**Source data**.
=====

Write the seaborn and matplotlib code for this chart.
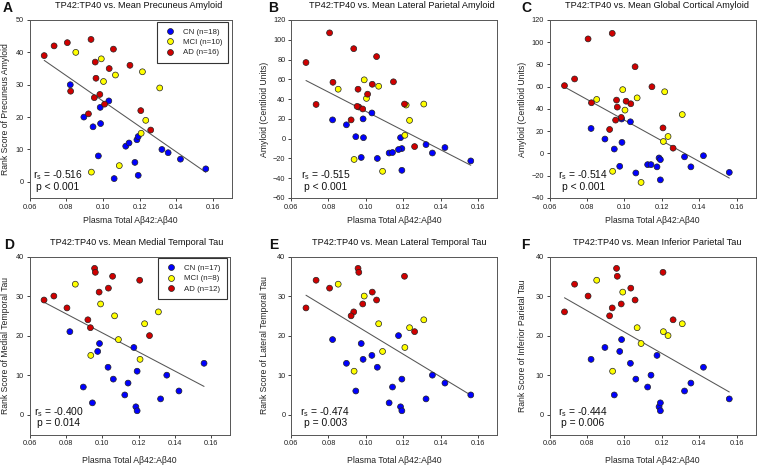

=====

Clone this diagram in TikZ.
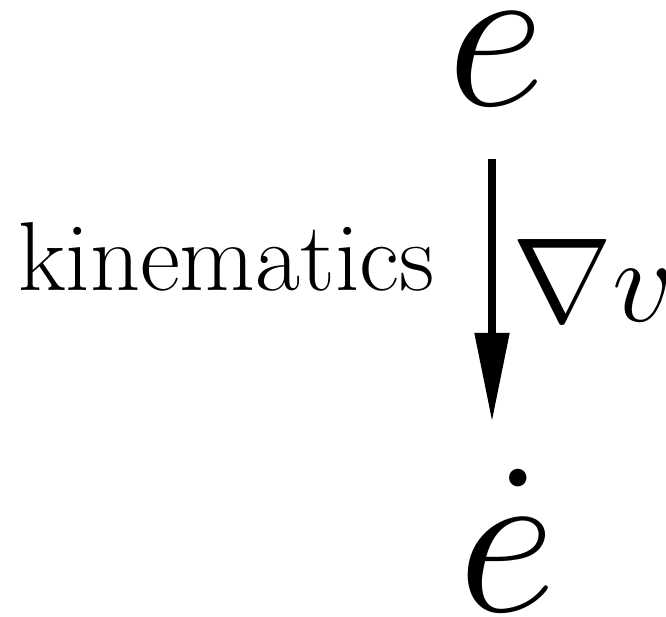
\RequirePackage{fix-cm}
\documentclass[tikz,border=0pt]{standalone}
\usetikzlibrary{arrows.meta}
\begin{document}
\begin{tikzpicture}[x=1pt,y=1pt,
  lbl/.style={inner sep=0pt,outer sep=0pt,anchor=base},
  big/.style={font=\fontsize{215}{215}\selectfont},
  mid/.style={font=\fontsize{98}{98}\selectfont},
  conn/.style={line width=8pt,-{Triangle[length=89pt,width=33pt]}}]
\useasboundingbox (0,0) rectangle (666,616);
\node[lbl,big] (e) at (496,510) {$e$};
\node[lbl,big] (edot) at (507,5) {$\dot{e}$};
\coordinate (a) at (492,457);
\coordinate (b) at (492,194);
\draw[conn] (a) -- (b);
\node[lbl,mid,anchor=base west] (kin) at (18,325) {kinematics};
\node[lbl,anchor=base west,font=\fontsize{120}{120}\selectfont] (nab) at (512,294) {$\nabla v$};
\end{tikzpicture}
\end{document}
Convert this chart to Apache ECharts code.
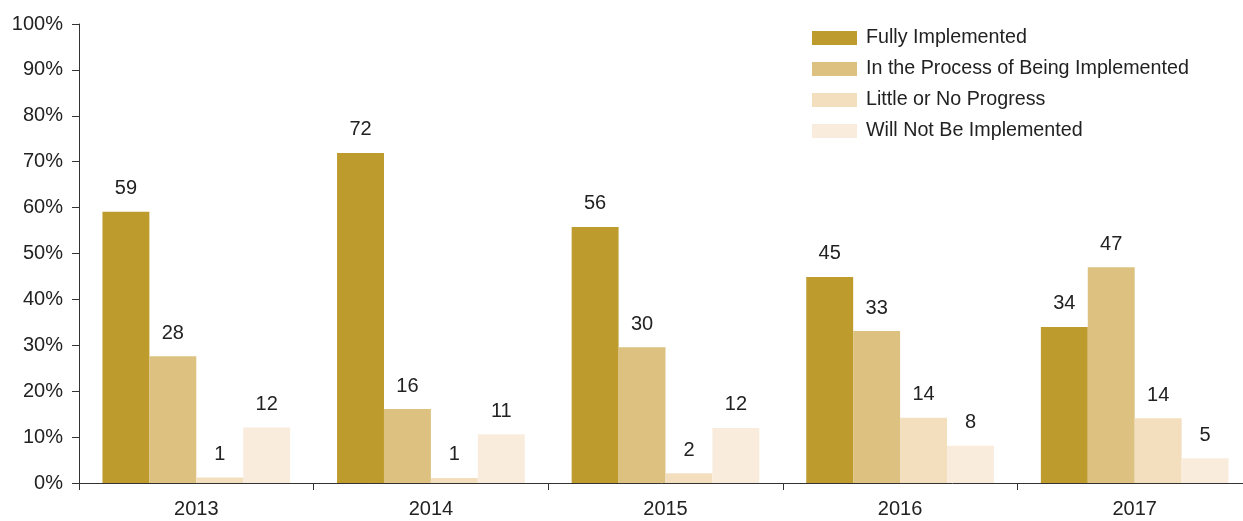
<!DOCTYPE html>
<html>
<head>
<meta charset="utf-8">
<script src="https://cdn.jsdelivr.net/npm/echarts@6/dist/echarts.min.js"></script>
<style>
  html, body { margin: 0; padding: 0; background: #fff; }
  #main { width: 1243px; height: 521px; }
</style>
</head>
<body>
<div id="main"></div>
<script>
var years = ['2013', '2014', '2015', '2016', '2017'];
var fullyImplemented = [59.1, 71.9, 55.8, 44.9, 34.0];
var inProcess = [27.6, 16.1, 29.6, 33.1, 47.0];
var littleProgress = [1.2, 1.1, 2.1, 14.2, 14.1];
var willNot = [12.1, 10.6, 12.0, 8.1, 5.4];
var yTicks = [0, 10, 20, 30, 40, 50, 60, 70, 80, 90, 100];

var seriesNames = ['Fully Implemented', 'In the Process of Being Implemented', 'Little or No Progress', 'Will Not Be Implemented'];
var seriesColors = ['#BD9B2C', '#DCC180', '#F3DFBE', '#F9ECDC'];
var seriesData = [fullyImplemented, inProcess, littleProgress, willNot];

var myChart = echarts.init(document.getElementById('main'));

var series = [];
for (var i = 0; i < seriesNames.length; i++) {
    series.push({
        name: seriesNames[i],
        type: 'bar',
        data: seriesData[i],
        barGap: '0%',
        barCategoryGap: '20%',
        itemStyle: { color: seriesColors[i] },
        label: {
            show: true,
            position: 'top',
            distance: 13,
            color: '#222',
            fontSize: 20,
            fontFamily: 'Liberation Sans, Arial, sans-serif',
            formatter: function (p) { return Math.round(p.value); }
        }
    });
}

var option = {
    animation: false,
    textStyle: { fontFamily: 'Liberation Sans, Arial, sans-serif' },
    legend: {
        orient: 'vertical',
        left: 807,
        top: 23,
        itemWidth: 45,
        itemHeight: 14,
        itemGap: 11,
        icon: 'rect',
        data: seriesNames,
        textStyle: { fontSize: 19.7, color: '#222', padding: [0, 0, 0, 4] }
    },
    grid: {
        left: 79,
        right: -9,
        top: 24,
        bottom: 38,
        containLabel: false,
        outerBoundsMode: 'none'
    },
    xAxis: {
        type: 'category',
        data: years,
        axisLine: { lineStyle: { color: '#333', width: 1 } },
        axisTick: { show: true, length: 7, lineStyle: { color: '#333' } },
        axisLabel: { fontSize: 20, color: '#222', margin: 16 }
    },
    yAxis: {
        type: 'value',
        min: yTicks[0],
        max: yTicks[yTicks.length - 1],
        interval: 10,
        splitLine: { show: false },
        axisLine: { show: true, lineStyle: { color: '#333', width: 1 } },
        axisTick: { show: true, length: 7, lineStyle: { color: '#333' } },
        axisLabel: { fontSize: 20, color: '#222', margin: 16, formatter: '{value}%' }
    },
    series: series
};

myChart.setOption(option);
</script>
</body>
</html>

=====

**What is expected**. Copy exactly the part of the material above that opens with the line containing "Convert this chart to Apache ECharts code." and closes with the line containing "80, 90, 100];", ends included. Drop the images.

**Written solution**.
Convert this chart to Apache ECharts code.
<!DOCTYPE html>
<html>
<head>
<meta charset="utf-8">
<script src="https://cdn.jsdelivr.net/npm/echarts@6/dist/echarts.min.js"></script>
<style>
  html, body { margin: 0; padding: 0; background: #fff; }
  #main { width: 1243px; height: 521px; }
</style>
</head>
<body>
<div id="main"></div>
<script>
var years = ['2013', '2014', '2015', '2016', '2017'];
var fullyImplemented = [59.1, 71.9, 55.8, 44.9, 34.0];
var inProcess = [27.6, 16.1, 29.6, 33.1, 47.0];
var littleProgress = [1.2, 1.1, 2.1, 14.2, 14.1];
var willNot = [12.1, 10.6, 12.0, 8.1, 5.4];
var yTicks = [0, 10, 20, 30, 40, 50, 60, 70, 80, 90, 100];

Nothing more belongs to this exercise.